**Exercise data**
[Begin]
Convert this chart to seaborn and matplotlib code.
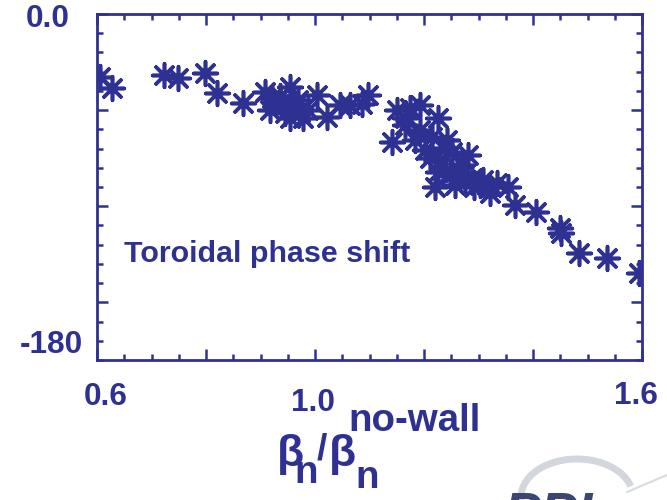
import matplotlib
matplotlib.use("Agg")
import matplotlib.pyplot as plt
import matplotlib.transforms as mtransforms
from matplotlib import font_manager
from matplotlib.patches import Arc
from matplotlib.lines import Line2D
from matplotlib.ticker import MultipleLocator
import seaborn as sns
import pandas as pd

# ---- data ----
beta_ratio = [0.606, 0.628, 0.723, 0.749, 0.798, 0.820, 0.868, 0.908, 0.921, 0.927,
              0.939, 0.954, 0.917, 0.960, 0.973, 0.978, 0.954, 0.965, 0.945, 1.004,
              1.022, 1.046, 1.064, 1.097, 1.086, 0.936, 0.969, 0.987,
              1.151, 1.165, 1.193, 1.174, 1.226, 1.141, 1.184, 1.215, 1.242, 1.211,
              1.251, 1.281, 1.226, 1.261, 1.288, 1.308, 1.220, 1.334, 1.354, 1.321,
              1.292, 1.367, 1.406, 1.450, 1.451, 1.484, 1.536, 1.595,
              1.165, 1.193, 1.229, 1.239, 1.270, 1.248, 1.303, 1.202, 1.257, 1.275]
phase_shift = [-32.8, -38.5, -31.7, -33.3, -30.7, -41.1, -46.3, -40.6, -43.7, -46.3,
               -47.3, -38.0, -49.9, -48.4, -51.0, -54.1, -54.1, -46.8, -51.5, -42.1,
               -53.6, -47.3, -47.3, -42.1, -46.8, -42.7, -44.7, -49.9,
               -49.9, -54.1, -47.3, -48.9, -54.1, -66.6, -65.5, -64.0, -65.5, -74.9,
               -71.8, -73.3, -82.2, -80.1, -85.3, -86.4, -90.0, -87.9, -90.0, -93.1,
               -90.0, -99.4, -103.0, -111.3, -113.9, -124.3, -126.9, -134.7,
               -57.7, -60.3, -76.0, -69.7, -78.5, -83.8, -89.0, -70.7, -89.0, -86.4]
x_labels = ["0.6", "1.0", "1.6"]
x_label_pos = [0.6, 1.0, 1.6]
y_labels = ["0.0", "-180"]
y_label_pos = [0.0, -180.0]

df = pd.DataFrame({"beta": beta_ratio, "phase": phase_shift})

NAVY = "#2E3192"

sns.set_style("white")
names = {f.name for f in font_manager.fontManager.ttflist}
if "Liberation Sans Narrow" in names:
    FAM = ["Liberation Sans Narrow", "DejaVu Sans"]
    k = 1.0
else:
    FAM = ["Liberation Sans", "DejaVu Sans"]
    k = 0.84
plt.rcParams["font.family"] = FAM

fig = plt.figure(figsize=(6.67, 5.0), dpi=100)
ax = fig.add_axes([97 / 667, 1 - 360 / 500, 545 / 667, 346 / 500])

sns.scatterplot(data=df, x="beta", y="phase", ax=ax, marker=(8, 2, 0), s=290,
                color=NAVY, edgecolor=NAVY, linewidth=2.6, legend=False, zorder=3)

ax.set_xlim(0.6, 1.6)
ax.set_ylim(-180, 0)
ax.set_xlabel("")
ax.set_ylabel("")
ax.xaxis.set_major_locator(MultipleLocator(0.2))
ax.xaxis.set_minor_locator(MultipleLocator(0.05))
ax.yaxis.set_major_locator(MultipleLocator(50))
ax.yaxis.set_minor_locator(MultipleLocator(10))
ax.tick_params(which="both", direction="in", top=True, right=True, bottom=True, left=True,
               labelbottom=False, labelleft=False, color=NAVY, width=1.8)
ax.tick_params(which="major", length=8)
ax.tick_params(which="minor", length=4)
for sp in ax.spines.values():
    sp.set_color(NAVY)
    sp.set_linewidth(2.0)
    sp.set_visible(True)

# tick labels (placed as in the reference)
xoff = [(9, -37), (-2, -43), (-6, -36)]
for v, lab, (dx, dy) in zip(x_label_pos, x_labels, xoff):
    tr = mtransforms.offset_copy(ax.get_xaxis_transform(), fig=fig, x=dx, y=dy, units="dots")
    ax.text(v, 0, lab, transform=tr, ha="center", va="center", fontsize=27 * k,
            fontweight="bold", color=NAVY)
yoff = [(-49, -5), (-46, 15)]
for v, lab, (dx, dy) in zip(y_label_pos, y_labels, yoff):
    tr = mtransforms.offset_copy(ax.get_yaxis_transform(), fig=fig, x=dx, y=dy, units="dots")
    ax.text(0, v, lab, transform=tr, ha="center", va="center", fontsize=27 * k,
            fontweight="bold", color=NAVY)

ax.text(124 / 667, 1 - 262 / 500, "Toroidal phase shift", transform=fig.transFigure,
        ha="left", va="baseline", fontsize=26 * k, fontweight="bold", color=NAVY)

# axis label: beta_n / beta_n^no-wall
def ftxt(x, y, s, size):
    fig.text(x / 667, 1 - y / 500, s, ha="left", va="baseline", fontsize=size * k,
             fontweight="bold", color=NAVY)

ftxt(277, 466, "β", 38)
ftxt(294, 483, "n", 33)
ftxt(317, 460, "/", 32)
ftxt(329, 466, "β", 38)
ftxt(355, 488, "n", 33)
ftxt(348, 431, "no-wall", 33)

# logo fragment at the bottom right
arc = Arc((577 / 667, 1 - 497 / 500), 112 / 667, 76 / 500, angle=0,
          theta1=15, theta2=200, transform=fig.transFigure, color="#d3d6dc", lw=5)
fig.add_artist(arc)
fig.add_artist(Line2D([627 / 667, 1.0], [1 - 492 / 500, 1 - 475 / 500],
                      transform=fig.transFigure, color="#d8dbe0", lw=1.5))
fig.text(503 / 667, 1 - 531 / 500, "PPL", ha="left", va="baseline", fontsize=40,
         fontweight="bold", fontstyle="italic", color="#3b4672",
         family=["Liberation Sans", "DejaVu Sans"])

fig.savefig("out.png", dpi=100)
[End]
[Begin]
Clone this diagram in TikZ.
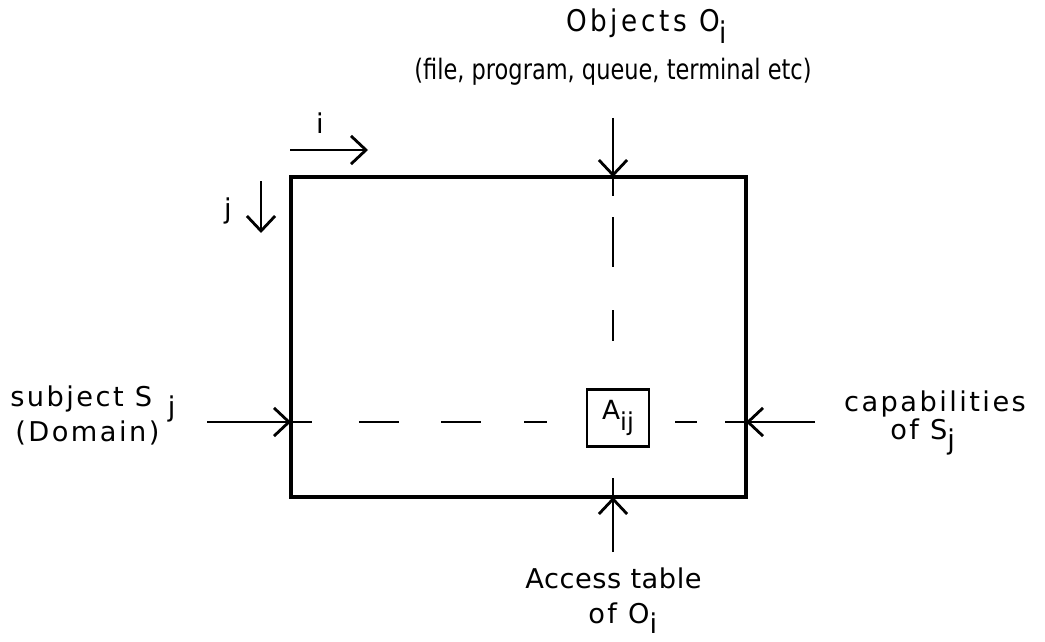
[End]
**Description of the task**
From the material above, reproduce only what runs from the line holding "Convert this chart" down to the line holding "import pandas as pd", both included, pictures excluded.

**Complete output**
Convert this chart to seaborn and matplotlib code.
import matplotlib
matplotlib.use("Agg")
import matplotlib.pyplot as plt
import matplotlib.transforms as mtransforms
from matplotlib import font_manager
from matplotlib.patches import Arc
from matplotlib.lines import Line2D
from matplotlib.ticker import MultipleLocator
import seaborn as sns
import pandas as pd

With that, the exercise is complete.